Healthcare is undergoing a profound transformation. Traditional care models are shifting from doctor-centric to patient- centric. Patients are now savvy health consumers who are not only interested in quality care, but convenience as well. They expect expanded office hours, on call service 24/7, patient portals for email communication, online booking of appointments, and newly emerging services such as e-visits. Also, the new health consumer wants transparency about the cost, quality, and safety of the care that they will receive.
From the caregiver's perspective, healthcare is changing from a focus on sick care to an emphasis on prevention, wellness, and chronic care management. Care will also be more coordinated and integrated. A more long-term trend will be the shift from evidence-based guidelines to personalized 'precision' medicine based on an individual's genetics.
Lastly, healthcare reimbursement is also experiencing reform; we are in a transition from traditional fee-for-service (e.g. payment per visit) to fee-for-value (e.g. payment for quality).

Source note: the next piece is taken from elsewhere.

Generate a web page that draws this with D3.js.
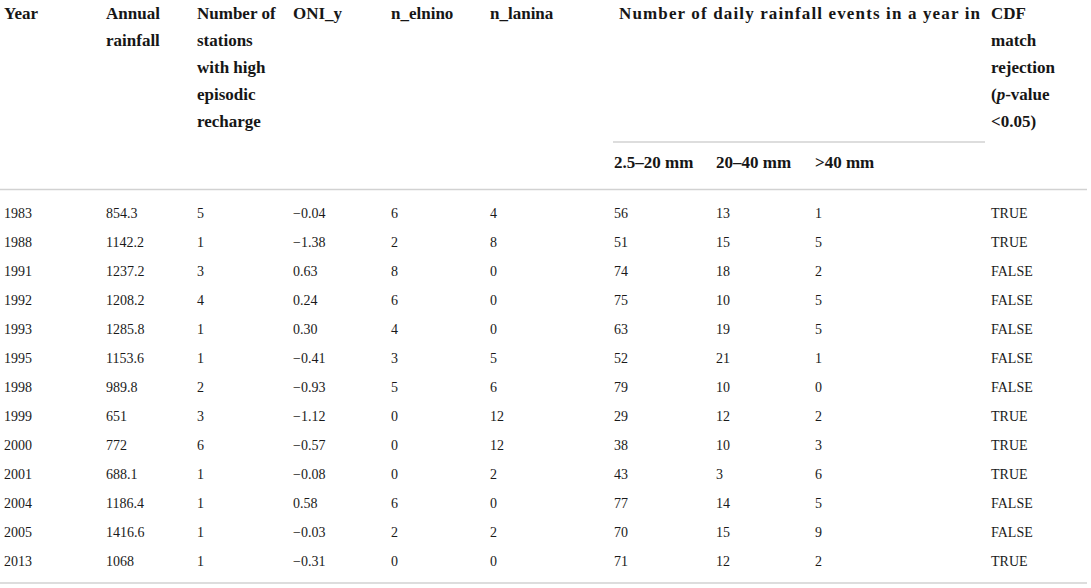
<!DOCTYPE html>
<html>
<head>
<meta charset="utf-8">
<script src="https://cdn.jsdelivr.net/npm/d3@7/dist/d3.min.js"></script>
<style>
  body { margin: 0; background: #fff; }
  svg { display: block; }
</style>
</head>
<body>
<div id="table"></div>
<script>
// table values, one array per column
const years = [1983, 1988, 1991, 1992, 1993, 1995, 1998, 1999, 2000, 2001, 2004, 2005, 2013];
const annualRainfall = [854.3, 1142.2, 1237.2, 1208.2, 1285.8, 1153.6, 989.8, 651, 772, 688.1, 1186.4, 1416.6, 1068];
const nStations = [5, 1, 3, 4, 1, 1, 2, 3, 6, 1, 1, 1, 1];
const oniY = [-0.04, -1.38, 0.63, 0.24, 0.30, -0.41, -0.93, -1.12, -0.57, -0.08, 0.58, -0.03, -0.31];
const nElnino = [6, 2, 8, 6, 4, 3, 5, 0, 0, 0, 6, 2, 0];
const nLanina = [4, 8, 0, 0, 0, 5, 6, 12, 12, 2, 0, 2, 0];
const events2to20 = [56, 51, 74, 75, 63, 52, 79, 29, 38, 43, 77, 70, 71];
const events20to40 = [13, 15, 18, 10, 19, 21, 10, 12, 10, 3, 14, 15, 12];
const eventsOver40 = [1, 5, 2, 5, 5, 1, 0, 2, 3, 6, 5, 9, 2];
const cdfRejection = [true, true, false, false, false, false, false, true, true, true, false, false, true];

const headerLines = {
  year: ['Year'],
  rain: ['Annual', 'rainfall'],
  stations: ['Number of', 'stations', 'with high', 'episodic', 'recharge'],
  oni: ['ONI_y'],
  elnino: ['n_elnino'],
  lanina: ['n_lanina'],
  group: ['Number of daily rainfall events in a year in'],
  cdf: ['CDF', 'match', 'rejection', '(p-value', '<0.05)']
};
const subHeaders = ['2.5–20 mm', '20–40 mm', '>40 mm'];

const width = 1091;
const height = 588;
const svg = d3.select('#table').append('svg').attr('width', width).attr('height', height);

const serif = '"Liberation Serif", "Times New Roman", serif';
const fmt2 = d3.format('.2f');

const columns = [
  { key: 'year', x: 4, values: years, fmt: String },
  { key: 'rain', x: 106, values: annualRainfall, fmt: String },
  { key: 'stations', x: 197, values: nStations, fmt: String },
  { key: 'oni', x: 293, values: oniY, fmt: fmt2 },
  { key: 'elnino', x: 391, values: nElnino, fmt: String },
  { key: 'lanina', x: 490, values: nLanina, fmt: String },
  { key: 'ev1', x: 614, values: events2to20, fmt: String },
  { key: 'ev2', x: 716, values: events20to40, fmt: String },
  { key: 'ev3', x: 815, values: eventsOver40, fmt: String },
  { key: 'cdf', x: 991, values: cdfRejection, fmt: (d) => (d ? 'TRUE' : 'FALSE') }
];
const colX = Object.fromEntries(columns.map((c) => [c.key, c.x]));

// header
const headerLine = d3.scaleLinear().domain([0, 1]).range([19, 46]);
const header = svg.append('g')
  .attr('font-family', serif).attr('font-weight', 700)
  .attr('font-size', 17).attr('fill', '#161616');

Object.entries(headerLines).forEach(([key, lines]) => {
  const x = key === 'group' ? colX.ev1 + 5 : colX[key];
  const t = header.append('text').attr('x', x);
  lines.forEach((line, i) => {
    const ts = t.append('tspan').attr('x', x).attr('y', headerLine(i));
    if (line.startsWith('(p-')) {
      ts.text('(');
      ts.append('tspan').attr('font-style', 'italic').text('p');
      ts.append('tspan').text(line.slice(2));
    } else {
      ts.text(line);
    }
  });
  // the spanning header is set wider in the original
  if (key === 'group') t.attr('textLength', 361).attr('lengthAdjust', 'spacing');
});

header.selectAll('text.sub')
  .data(subHeaders)
  .join('text')
  .attr('class', 'sub')
  .attr('x', (d, i) => colX['ev' + (i + 1)])
  .attr('y', 168)
  .text((d) => d);

// rules
const rules = svg.append('g').attr('stroke', '#d2d2d2').attr('stroke-width', 1.6);
rules.append('line').attr('x1', 613).attr('x2', 985).attr('y1', 142).attr('y2', 142);
rules.append('line').attr('x1', 0).attr('x2', 1087).attr('y1', 189.5).attr('y2', 189.5);
rules.append('line').attr('x1', 0).attr('x2', 1087).attr('y1', 583).attr('y2', 583);

// body rows
const y = d3.scalePoint().domain(years).range([218, 566]);
const body = svg.append('g')
  .attr('font-family', serif).attr('font-size', 14).attr('fill', '#1a1a1a');

columns.forEach((col) => {
  body.append('g').selectAll('text')
    .data(col.values)
    .join('text')
    .attr('x', col.x)
    .attr('y', (d, i) => y(years[i]))
    .text((d) => col.fmt(d));
});
</script>
</body>
</html>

These new value-based models incentivize delivery of quality care to our whole patient population and create opportunities for innovation, such as population health management strategies.
In order for Middlesex Health System to endure these stormy times, and thrive in our competitive healthcare market, we must have some guiding principles—an ethical compass perhaps. I propose we adopt Dr. Donald Berwick's famed 'Triple Aim' of providing better quality care, with a better patient experience, at a better cost, but also include one additional goal. Dr. Rishi Sikka, in a recent British Medical Journal, adds a fourth aim of improving the experience of providing care for the caregivers (from administrative staff to nurses to doctors).
The time has come for our health system to embrace the Quadruple Aim. It will unify our efforts to provide high quality consumer- oriented care and ensure joy and meaning in our daily work.